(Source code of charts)
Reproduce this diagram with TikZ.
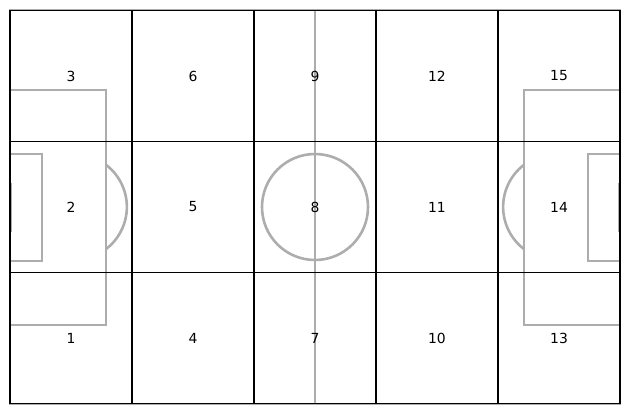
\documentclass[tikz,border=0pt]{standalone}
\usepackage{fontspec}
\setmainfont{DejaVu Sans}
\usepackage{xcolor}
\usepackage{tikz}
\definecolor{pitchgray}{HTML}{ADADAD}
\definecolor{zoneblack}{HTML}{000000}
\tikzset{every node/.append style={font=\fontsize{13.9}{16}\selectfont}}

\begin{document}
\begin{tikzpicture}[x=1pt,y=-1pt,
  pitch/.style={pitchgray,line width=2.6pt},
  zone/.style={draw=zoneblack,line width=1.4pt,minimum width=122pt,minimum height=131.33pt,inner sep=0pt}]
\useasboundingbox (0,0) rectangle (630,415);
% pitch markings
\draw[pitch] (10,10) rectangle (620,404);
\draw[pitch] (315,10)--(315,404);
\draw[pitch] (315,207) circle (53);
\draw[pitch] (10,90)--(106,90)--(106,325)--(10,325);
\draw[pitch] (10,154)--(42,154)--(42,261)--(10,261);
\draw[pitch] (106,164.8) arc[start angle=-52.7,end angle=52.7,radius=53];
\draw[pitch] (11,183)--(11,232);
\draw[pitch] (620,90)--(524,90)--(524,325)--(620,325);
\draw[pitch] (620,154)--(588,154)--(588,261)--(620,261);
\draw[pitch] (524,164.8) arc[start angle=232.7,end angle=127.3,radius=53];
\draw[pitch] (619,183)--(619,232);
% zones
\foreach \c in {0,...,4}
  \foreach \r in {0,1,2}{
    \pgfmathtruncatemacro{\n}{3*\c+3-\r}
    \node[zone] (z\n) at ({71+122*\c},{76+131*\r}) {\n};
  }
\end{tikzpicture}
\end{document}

==

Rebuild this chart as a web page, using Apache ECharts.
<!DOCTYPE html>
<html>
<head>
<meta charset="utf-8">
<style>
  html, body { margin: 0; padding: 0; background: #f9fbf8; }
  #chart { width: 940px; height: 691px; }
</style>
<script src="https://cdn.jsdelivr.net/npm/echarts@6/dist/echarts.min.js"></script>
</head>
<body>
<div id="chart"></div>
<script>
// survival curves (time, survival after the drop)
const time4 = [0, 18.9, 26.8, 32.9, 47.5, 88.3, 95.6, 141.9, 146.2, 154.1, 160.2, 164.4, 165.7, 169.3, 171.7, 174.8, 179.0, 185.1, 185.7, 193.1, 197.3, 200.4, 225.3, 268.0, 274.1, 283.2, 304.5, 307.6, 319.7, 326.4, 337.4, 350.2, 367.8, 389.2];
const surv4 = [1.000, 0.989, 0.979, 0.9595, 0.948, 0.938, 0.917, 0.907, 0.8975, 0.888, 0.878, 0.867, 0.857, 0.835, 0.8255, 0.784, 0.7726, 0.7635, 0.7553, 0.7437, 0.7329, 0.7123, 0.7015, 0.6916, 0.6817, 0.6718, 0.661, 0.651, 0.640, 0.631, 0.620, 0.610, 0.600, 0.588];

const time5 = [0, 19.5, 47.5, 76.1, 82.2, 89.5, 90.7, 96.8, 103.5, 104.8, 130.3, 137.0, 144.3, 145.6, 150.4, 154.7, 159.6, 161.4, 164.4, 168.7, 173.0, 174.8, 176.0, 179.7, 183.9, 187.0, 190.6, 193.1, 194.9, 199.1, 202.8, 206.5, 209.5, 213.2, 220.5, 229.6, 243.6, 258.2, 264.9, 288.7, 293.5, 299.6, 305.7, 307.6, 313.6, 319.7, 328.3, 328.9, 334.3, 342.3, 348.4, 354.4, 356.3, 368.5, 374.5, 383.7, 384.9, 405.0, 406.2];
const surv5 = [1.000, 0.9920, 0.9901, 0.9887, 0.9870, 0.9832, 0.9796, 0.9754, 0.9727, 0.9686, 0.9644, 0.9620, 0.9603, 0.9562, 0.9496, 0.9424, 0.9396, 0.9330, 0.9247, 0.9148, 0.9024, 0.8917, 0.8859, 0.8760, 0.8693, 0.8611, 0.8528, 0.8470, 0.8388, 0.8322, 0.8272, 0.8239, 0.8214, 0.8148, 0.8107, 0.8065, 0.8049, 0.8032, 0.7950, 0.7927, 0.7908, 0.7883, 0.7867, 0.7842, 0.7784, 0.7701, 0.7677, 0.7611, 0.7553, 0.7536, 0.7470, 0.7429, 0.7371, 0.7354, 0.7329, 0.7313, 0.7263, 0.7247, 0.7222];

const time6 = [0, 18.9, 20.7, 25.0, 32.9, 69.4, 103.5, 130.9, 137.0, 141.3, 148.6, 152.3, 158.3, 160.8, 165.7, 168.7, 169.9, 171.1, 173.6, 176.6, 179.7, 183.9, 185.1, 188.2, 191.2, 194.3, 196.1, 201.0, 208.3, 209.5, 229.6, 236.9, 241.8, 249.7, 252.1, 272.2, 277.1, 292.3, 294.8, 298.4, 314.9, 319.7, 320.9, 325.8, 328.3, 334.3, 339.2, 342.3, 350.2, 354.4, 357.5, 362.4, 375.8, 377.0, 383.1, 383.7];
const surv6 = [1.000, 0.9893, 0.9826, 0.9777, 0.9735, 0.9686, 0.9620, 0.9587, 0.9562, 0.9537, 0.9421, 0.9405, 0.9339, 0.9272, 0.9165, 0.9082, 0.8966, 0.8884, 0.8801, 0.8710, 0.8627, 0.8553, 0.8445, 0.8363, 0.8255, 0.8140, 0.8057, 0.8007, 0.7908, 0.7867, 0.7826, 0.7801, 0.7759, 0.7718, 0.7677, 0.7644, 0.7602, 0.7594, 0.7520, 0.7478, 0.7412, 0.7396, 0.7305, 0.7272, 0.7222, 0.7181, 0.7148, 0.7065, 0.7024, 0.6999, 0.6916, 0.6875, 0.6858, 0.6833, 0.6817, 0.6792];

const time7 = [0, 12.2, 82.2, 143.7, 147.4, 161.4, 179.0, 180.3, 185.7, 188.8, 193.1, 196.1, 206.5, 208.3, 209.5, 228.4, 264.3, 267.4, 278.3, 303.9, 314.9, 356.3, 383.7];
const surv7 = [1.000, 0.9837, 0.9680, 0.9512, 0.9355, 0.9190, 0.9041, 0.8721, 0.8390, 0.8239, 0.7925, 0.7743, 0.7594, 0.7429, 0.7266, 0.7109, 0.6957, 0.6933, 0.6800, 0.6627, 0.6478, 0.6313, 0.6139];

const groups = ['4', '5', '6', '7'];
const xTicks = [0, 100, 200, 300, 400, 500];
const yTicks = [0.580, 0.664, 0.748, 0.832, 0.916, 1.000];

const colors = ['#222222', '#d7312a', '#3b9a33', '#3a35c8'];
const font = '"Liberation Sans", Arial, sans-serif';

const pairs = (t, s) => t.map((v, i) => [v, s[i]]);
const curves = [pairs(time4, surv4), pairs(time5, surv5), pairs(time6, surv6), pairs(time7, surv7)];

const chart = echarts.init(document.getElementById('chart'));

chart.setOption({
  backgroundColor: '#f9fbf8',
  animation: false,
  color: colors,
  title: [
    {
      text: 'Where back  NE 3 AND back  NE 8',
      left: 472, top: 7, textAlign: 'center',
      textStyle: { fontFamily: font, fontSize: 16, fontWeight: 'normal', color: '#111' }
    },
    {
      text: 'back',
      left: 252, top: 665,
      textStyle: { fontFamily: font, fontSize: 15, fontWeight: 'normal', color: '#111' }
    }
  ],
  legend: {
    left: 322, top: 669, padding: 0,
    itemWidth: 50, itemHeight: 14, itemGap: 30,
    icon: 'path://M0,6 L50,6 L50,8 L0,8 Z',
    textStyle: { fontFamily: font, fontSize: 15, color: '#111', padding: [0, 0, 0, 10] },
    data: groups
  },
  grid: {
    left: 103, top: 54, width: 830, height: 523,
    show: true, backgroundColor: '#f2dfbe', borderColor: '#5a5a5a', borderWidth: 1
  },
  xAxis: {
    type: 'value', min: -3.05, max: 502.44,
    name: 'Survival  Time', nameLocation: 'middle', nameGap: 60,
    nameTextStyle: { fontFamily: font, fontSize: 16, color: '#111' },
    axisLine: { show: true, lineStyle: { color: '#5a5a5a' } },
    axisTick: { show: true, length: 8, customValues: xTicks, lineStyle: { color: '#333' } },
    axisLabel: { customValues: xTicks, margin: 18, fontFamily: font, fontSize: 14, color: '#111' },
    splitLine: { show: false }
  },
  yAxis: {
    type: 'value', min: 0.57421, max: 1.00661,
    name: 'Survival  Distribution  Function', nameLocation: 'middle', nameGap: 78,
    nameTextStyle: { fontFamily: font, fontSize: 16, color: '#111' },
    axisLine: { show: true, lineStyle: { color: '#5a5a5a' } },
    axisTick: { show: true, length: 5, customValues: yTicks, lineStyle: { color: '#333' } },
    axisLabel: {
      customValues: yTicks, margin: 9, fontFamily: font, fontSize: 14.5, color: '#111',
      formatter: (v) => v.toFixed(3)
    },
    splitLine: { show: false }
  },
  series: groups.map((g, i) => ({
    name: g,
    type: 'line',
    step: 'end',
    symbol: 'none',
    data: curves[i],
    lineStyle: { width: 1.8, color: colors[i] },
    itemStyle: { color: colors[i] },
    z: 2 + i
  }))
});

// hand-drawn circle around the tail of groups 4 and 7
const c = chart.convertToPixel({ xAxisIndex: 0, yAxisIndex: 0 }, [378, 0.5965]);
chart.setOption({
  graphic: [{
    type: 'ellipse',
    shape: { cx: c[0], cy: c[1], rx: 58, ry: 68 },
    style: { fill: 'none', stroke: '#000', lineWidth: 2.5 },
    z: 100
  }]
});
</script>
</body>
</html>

AIM »
Report back each line of the entries that holds the string "this".

WRITTEN RESPONSE »
Reproduce this diagram with TikZ.
Rebuild this chart as a web page, using Apache ECharts.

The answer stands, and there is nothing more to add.